Markdown - auto download linked web images?

Recently I am using the Markdownload extension for web clipping quite a bit, because it is sleek and generate good results. I also use DevonThink as RSS archive, with default news format as html.

The download markdown /HTML files usually contain images, which are only links to original sites. I was to make these images embedded images, so in case the original site is down I won’t lose them.

I supposed converting them to web archive format will do the job, but when I look at the code of the web archive, it is still just a scr linking to the web image, instead of embedded.

A possible workaround is to convert it first to RTF(D) and then to web archive, but that does not retain the adaptive layout offered by the benefits of css, thus not ideal either.

I would like to ask it this is the default behavior that if I convert a markdown file with outgoing image link into web archive, they will not be converted to embedded image? If so, is there any way I may forced the conversion to embed all linked images with my preferred format?

(My preferred format is markdown/ html/ web archive, because they are better for mobile view. For now I am converting them to PDF because PDF still retain good layout and embed image. But PDF is generally bad on small screen.)

I realize in the newly released DevonThink 3.8 there is an added functionality add image by simply drag and drop, and respective image can be added to a designated folder automatically. It will be very nice if you may extend this functionality to download all web images linked in the markdown file, and save it to a designated folder, preferably with smart rule/ applescript support. Please consider.

Thank you!

2 Likes

This isn’t possible (at least without scripting, parsing Markdown & downloading images on your own) but we’ll consider this for future releases.

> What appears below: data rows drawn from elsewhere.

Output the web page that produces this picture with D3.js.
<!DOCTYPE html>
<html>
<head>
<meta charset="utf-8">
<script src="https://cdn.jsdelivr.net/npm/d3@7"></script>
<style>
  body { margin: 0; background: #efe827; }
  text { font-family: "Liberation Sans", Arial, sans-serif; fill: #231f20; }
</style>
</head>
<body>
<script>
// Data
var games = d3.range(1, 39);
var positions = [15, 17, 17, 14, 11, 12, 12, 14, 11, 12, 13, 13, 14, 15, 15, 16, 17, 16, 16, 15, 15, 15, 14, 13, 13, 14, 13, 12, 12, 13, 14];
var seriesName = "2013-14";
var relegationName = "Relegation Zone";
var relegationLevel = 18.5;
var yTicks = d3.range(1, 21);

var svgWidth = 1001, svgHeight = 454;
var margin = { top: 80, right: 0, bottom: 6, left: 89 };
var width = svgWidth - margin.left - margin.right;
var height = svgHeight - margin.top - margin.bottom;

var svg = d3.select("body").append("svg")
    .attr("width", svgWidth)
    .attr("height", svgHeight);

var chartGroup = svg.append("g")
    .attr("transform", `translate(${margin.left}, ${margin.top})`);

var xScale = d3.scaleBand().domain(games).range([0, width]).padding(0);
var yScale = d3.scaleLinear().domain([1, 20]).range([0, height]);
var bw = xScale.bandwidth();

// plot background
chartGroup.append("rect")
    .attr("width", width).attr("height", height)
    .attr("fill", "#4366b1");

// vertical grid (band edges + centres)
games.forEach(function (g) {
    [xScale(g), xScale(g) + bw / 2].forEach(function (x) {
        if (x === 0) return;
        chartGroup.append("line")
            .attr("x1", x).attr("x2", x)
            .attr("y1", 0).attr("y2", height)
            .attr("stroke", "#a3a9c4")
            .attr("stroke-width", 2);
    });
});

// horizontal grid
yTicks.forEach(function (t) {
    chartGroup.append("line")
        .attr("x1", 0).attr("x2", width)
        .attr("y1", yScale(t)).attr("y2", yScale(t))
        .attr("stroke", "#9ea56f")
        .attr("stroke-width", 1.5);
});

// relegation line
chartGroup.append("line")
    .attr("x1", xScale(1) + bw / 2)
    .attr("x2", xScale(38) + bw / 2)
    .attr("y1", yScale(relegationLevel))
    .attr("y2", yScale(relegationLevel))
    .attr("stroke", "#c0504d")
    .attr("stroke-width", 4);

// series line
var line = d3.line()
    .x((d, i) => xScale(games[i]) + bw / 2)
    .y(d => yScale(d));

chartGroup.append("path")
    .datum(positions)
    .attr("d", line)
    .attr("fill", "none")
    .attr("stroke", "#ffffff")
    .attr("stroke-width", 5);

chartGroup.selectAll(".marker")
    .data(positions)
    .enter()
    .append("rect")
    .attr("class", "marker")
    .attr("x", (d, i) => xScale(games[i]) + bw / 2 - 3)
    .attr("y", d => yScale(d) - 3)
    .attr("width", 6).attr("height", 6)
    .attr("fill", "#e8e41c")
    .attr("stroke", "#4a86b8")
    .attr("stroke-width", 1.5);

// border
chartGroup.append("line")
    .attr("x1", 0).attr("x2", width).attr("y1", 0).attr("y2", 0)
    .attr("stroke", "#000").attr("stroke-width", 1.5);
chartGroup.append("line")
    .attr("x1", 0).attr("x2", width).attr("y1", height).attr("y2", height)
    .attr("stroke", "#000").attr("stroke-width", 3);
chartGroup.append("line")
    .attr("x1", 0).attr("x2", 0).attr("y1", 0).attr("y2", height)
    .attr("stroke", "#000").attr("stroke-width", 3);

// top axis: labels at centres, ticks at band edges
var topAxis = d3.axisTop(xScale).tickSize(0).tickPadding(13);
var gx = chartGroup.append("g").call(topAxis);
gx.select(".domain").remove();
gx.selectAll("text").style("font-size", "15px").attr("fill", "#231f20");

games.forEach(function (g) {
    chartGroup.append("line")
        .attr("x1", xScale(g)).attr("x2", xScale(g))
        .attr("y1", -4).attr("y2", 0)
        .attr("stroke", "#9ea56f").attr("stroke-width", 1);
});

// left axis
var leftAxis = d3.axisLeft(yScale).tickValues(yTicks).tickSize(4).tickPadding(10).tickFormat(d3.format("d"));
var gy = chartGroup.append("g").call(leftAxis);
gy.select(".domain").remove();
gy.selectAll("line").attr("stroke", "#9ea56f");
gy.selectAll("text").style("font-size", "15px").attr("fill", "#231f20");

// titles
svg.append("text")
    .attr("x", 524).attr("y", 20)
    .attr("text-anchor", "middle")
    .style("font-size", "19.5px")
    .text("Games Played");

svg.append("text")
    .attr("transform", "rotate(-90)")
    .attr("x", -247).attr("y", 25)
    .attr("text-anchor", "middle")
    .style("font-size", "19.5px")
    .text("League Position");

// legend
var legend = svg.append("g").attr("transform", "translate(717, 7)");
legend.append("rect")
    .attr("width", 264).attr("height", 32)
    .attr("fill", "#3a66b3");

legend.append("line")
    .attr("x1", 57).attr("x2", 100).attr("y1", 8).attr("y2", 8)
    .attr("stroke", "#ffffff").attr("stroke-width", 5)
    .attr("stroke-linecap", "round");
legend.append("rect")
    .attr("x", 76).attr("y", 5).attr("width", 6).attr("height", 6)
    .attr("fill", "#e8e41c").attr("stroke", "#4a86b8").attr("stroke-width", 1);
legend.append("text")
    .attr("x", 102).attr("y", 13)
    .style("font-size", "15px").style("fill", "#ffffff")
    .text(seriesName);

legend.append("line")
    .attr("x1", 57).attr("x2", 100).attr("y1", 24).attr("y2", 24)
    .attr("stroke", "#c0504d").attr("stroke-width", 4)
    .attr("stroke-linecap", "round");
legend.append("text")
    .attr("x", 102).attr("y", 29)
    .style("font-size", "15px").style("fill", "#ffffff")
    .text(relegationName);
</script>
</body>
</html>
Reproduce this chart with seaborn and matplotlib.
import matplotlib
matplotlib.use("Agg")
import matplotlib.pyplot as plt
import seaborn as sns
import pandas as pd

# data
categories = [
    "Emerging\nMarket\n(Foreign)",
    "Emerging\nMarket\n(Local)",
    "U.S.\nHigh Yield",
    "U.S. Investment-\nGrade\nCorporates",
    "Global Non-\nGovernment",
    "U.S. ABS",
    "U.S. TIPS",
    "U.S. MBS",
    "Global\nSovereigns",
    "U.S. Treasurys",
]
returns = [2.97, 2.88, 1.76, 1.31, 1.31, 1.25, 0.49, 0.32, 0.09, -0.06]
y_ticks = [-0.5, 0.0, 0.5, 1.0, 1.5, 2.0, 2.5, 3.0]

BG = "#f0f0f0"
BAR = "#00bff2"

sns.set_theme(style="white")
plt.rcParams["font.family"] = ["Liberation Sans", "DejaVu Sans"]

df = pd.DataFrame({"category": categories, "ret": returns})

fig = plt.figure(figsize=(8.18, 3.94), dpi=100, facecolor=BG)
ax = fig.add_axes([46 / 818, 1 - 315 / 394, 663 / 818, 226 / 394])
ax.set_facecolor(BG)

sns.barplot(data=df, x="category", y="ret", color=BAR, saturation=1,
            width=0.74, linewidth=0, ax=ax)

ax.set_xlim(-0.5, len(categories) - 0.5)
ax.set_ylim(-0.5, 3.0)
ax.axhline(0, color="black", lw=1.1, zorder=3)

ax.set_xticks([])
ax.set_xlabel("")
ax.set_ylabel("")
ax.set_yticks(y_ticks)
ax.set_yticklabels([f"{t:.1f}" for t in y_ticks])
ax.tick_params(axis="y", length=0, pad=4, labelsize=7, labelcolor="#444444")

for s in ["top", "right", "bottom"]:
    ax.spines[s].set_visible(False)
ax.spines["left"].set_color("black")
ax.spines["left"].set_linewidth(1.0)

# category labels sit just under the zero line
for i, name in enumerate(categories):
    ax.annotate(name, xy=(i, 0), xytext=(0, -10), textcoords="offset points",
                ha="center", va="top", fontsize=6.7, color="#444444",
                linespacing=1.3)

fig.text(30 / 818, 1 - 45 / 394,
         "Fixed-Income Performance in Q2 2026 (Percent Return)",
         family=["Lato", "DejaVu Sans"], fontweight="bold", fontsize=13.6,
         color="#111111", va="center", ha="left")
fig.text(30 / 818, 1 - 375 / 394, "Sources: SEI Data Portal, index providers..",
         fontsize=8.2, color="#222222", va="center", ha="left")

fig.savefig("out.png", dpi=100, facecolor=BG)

Thanks for considering! That will be useful for both web clipping and RSS (as automatic archive of some important sites).

You could write a script that loads the image, converts its content to base64 and replaces the src attribute with a data url. This will, however, increase the file size tremendously and probably cause problems when you want to edit the MD file.

Alternatively, you could write a script that downloads the image and replace the src attribute with an URL pointing to the local copy. Which will break your MD for if you send it to someone else or want to use it outside of DT.

There’s no perfect solution.

That would be a fantastic feature! The problem with trying to persist anything from the web without downloading the images is that the web is not guaranteed to persist and images often make up a significant part of the meaning of a resource (i.e., technical articles). The benefit of markdown is that you gain text that is persisted and can be easily manipulated, the con is that you do not have the images. Of course, you can just import via PDF and OCR it, which is what I do sometimes. It just feels like a lot of overhead for something that should be text and images. It’s basically using a whole platform for that.

There are formats that were developed to contain (!) text and images, like PDF. others were not developed with this goal in mind, like markdown and HTML. Both of the latter can be made to include images, incurring huge disadvantages (horribly big files and loss of legibility).
So instead of forcing a hammer to behave like a screw driver, use the screw driver. Aka PDF (or rich text)

I agree that we shouldn’t alter a standard format that doesn’t support the feature we want. I was approaching the discussion from a product perspective, not solutioning. Since we are now discussing solutions, I think that PDF is a very heavy format for this, you are essentially creating a different type of web platform and running that engine just to save some text and images. RTF seems to be a bit wonky With the results not being that accurate of a representation in my experience.

Markdown is flawed, but it does allow for the text to live as plain text which is beneficial. I wasn’t thinking of modifying markdown in any way. One solution might be to copy the images to local storage within DEVONthink and modify the links in the markdown to point to the new location. As mentioned, this would make moving the file elsewhere difficult, however it would be trivial within the scope of DEVONthink instances, probably not too difficult to have some kind of export that would at least leave it in an OK state, or might not be that necessary for many users. Something to consider at least.